Patterns (1956)
7/10
Sleeper corporate quasi-morality play - dry, dull and theatrical at first, later dramatic and cerebral- well-written, well-acted and well-shot.
25 February 2023
For a very quiet night in, I recommend Patterns - a corporate newcomer joins a conglomerate and is wowed by the welcome he receives; but there is a darker reason to be concerned when the undercurrents in the staff simmer and boil over. This is a tense triangular tale - like a fairy tale for modern times: the King has 2 princes - but one must replace the other. Who will replace who - and who might take the throne? This is quite a cerebral take on the conflicts in capitalism - the answers do not turn out to be as obvious as one might have thought - and the final configuration of power that is created is a sophisticated and ironic one.

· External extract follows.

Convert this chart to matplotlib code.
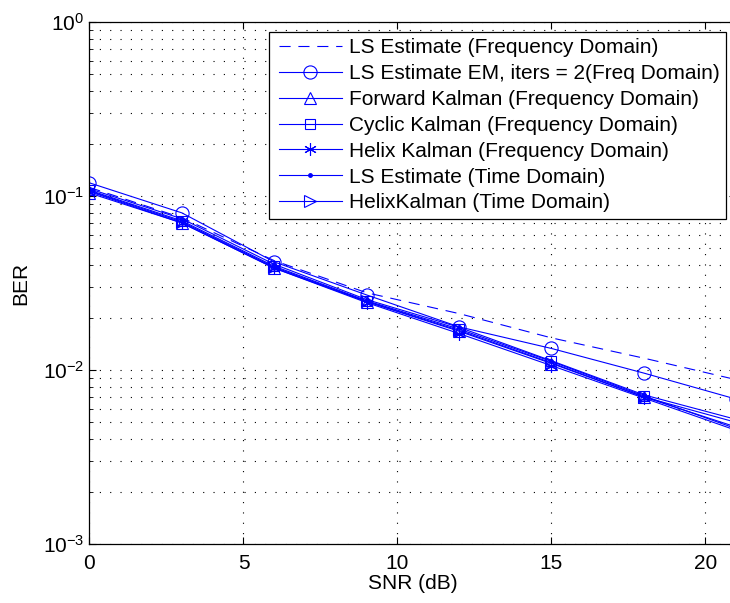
import matplotlib
matplotlib.use('Agg')
import matplotlib.pyplot as plt
from matplotlib.lines import Line2D
from matplotlib.legend_handler import HandlerLine2D
from matplotlib.ticker import LogLocator, NullFormatter

plt.rcParams['font.family'] = ['Liberation Sans', 'DejaVu Sans']
plt.rcParams['font.size'] = 15

snr = [0, 3, 6, 9, 12, 15, 18, 21]

ber_ls_freq = [0.112, 0.075, 0.0425, 0.0278, 0.0211, 0.0153, 0.0117, 0.0088]
ber_em = [0.119, 0.080, 0.0418, 0.0270, 0.0177, 0.0133, 0.0096, 0.0068]
ber_fwd = [0.104, 0.070, 0.0385, 0.0247, 0.0167, 0.0109, 0.0070, 0.0050]
ber_cyclic = [0.108, 0.072, 0.0395, 0.0250, 0.0172, 0.0112, 0.0071, 0.0046]
ber_helix_freq = [0.106, 0.070, 0.0385, 0.0244, 0.0162, 0.0106, 0.0069, 0.0045]
ber_ls_time = [0.110, 0.074, 0.0405, 0.0254, 0.0176, 0.0113, 0.0072, 0.0052]
ber_helix_time = [0.107, 0.071, 0.0390, 0.0248, 0.0169, 0.0110, 0.0070, 0.0047]

labels = ['LS Estimate (Frequency Domain)',
          'LS Estimate EM, iters = 2(Freq Domain)',
          'Forward Kalman (Frequency Domain)',
          'Cyclic Kalman (Frequency Domain)',
          'Helix Kalman (Frequency Domain)',
          'LS Estimate (Time Domain)',
          'HelixKalman (Time Domain)']

fig = plt.figure(figsize=(7.3, 6.03), dpi=100)
ax = fig.add_axes([0.1226, 0.0978, 0.886, 0.8657])

blue = (0, 0, 1)
lw = 0.8
ax.semilogy(snr, ber_ls_freq, '--', color=blue, lw=lw, dashes=(10, 7), label=labels[0])
ax.semilogy(snr, ber_em, '-', color=blue, lw=lw, marker='o', ms=9.5,
            mfc='none', mew=lw, label=labels[1])
ax.semilogy(snr, ber_fwd, '-', color=blue, lw=lw, marker='^', ms=9,
            mfc='none', mew=lw, label=labels[2])
ax.semilogy(snr, ber_cyclic, '-', color=blue, lw=lw, marker='s', ms=6.5,
            mfc='none', mew=lw, label=labels[3])
ax.semilogy(snr, ber_helix_freq, '-', color=blue, lw=lw, marker=(6, 2, 0), ms=9,
            mew=lw, label=labels[4])
ax.semilogy(snr, ber_ls_time, '-', color=blue, lw=lw, marker='.', ms=5,
            label=labels[5])
ax.semilogy(snr, ber_helix_time, '-', color=blue, lw=lw, marker='>', ms=9,
            mfc='none', mew=lw, label=labels[6])

ax.set_xlim(0, 21)
ax.set_ylim(1e-3, 1)
ax.set_xticks([0, 5, 10, 15, 20])
ax.yaxis.set_minor_locator(LogLocator(base=10, subs=range(2, 10)))
ax.yaxis.set_minor_formatter(NullFormatter())

# dotted major/minor grid
dot = (0, (1, 8.3))
ax.grid(True, which='major', axis='both', color='k', lw=0.8, linestyle=dot)
ax.grid(True, which='minor', axis='y', color='k', lw=0.8, linestyle=dot)

ax.tick_params(which='both', direction='in', top=True, right=True, labelsize=15)
ax.tick_params(which='major', length=5)
ax.tick_params(axis='y', which='major', pad=4)
ax.tick_params(axis='x', which='major', pad=7)
ax.tick_params(which='minor', length=3)
for s in ax.spines.values():
    s.set_linewidth(0.9)

ax.set_xlabel('SNR (dB)', fontsize=15, labelpad=1)
ax.set_ylabel('BER', fontsize=15, labelpad=9)

leg = ax.legend(loc='upper right', bbox_to_anchor=(0.984, 0.981), fontsize=15,
                handlelength=3.2, handletextpad=0.35, borderpad=0.3,
                labelspacing=0.33, borderaxespad=0, fancybox=False,
                framealpha=1, edgecolor='k',
                handler_map={Line2D: HandlerLine2D(xpad=0.2)})
leg.get_frame().set_linewidth(0.9)

fig.savefig('out.png', dpi=100)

The moral of the story is left quite ambiguous - people want to improve the world and have differing ways of going about it - but their revolving places in power are determined by a mechanism of power-taking where one can end up becoming the thing you were ostensibly fighting - in a manner that one has little control in; in fact, the actual agent and engine of this pattern is, if not impersonal, then entirely unconscious with evolution at the wheel. What could change it? Waxing philosophical is one of the very positive effects of this very deep contemplation of corporate politics. A solid piece of work worth a watch.